The Bermuda Triangle: Why Do Ships and Planes Keep Disappearing?

The Bermuda Triangle — a vast stretch of the western North Atlantic where ships and aircraft have vanished under mysterious circumstances

Stretching across roughly 500,000 square miles of the western North Atlantic Ocean, between the sun-drenched coasts of Florida, the island of Bermuda, and the Commonwealth of Puerto Rico, lies a stretch of water that has captured the darker corners of the human imagination for more than a century. They call it the Bermuda Triangle — or sometimes, more ominously, the Devil’s Triangle. It is a place where, according to popular legend, ships vanish without distress calls, aircraft fly into clouds and never emerge, and entire crews disappear as though swallowed by the sea itself.

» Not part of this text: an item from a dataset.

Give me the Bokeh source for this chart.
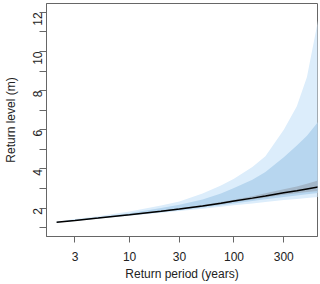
import math
from bokeh.plotting import figure
from bokeh.models import FixedTicker, CustomJSTickFormatter, Range1d
from bokeh.embed import file_html
from bokeh.resources import INLINE

# Return periods (years)
period = [2, 3, 5, 10, 20, 30, 50, 75, 100, 150, 200, 300, 400, 500, 650]
# Central return level estimate (m)
level = [1.28, 1.37, 1.49, 1.66, 1.84, 1.95, 2.11, 2.25, 2.36, 2.51, 2.62, 2.78, 2.89, 2.98, 3.08]
# Outer (light) band
outer_hi = [1.30, 1.44, 1.58, 1.83, 2.13, 2.34, 2.75, 3.15, 3.50, 4.10, 4.65, 6.00, 7.20, 8.70, 11.8]
outer_lo = [1.26, 1.345, 1.455, 1.61, 1.76, 1.85, 1.97, 2.07, 2.14, 2.24, 2.31, 2.41, 2.47, 2.52, 2.57]
# Middle band
mid_hi = [1.29, 1.40, 1.53, 1.74, 2.00, 2.17, 2.44, 2.74, 3.03, 3.45, 3.85, 4.60, 5.20, 5.70, 6.45]
mid_lo = [1.27, 1.355, 1.47, 1.63, 1.79, 1.89, 2.03, 2.15, 2.24, 2.36, 2.45, 2.57, 2.65, 2.71, 2.77]
# Inner (gray) band
inner_hi = [1.285, 1.38, 1.50, 1.68, 1.87, 1.99, 2.16, 2.31, 2.43, 2.60, 2.76, 2.96, 3.11, 3.24, 3.42]
inner_lo = [1.275, 1.36, 1.48, 1.645, 1.82, 1.92, 2.07, 2.20, 2.31, 2.44, 2.54, 2.68, 2.76, 2.82, 2.88]

x_ticks = [3, 10, 30, 100, 300]
y_ticks = list(range(1, 13))

FONT = "Liberation Sans"

p = figure(width=320, height=284, x_axis_type="log",
           x_range=Range1d(1.6, 631), y_range=Range1d(0.55, 12.45),
           output_backend="svg", toolbar_location=None,
           min_border_left=45, min_border_right=3, min_border_top=3, min_border_bottom=48)

p.varea(x=period, y1=outer_lo, y2=outer_hi, fill_color="#dcedfb")
p.varea(x=period, y1=mid_lo, y2=mid_hi, fill_color="#b7d6ef")
p.varea(x=period, y1=inner_lo, y2=inner_hi, fill_color="#a3b7c9")
p.line(x=period, y=level, line_color="black", line_width=1.5)

p.xgrid.visible = False
p.ygrid.visible = False
p.outline_line_color = "#666666"
p.outline_line_width = 1

for ax in (p.xaxis[0], p.yaxis[0]):
    ax.axis_line_color = "#666666"
    ax.major_tick_line_color = "#666666"
    ax.minor_tick_line_color = None
    ax.major_tick_in = 0
    ax.major_tick_out = 6
    ax.major_label_text_font = FONT
    ax.major_label_text_font_size = "12px"
    ax.major_label_text_color = "#222222"
    ax.axis_label_text_font = FONT
    ax.axis_label_text_font_size = "12px"
    ax.axis_label_text_font_style = "normal"
    ax.axis_label_text_color = "#222222"

p.xaxis.ticker = FixedTicker(ticks=x_ticks)
p.xaxis.formatter = CustomJSTickFormatter(code="return tick.toFixed(0);")
p.xaxis.axis_label = "Return period (years)"
p.xaxis.major_label_standoff = 9
p.xaxis.axis_label_standoff = 3

p.yaxis.ticker = FixedTicker(ticks=y_ticks)
p.yaxis.formatter = CustomJSTickFormatter(code="return (Math.round(tick) % 2 == 0) ? tick.toFixed(0) : '';")
p.yaxis.major_label_orientation = math.pi / 2
p.yaxis.major_tick_out = 7
p.yaxis.axis_label = "Return level (m)"
p.yaxis.major_label_standoff = 2
p.yaxis.axis_label_standoff = 8

open("out.html", "w").write(file_html(p, INLINE))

The stories are electrifying: five Navy torpedo bombers lost on a routine training flight in 1945, a massive cargo ship with 309 souls aboard vanishing without a trace in 1918, a tanker carrying molten sulfur disintegrating into the Atlantic in 1963. The Bermuda Triangle has been the subject of bestselling books, blockbuster films, and countless television documentaries, each promising to reveal the truth behind the legend. And yet, despite decades of investigation by scientists, historians, and government agencies, the mystery endures — a tantalizing blend of genuine tragedy, statistical exaggeration, and the ancient human fear of the unknown sea.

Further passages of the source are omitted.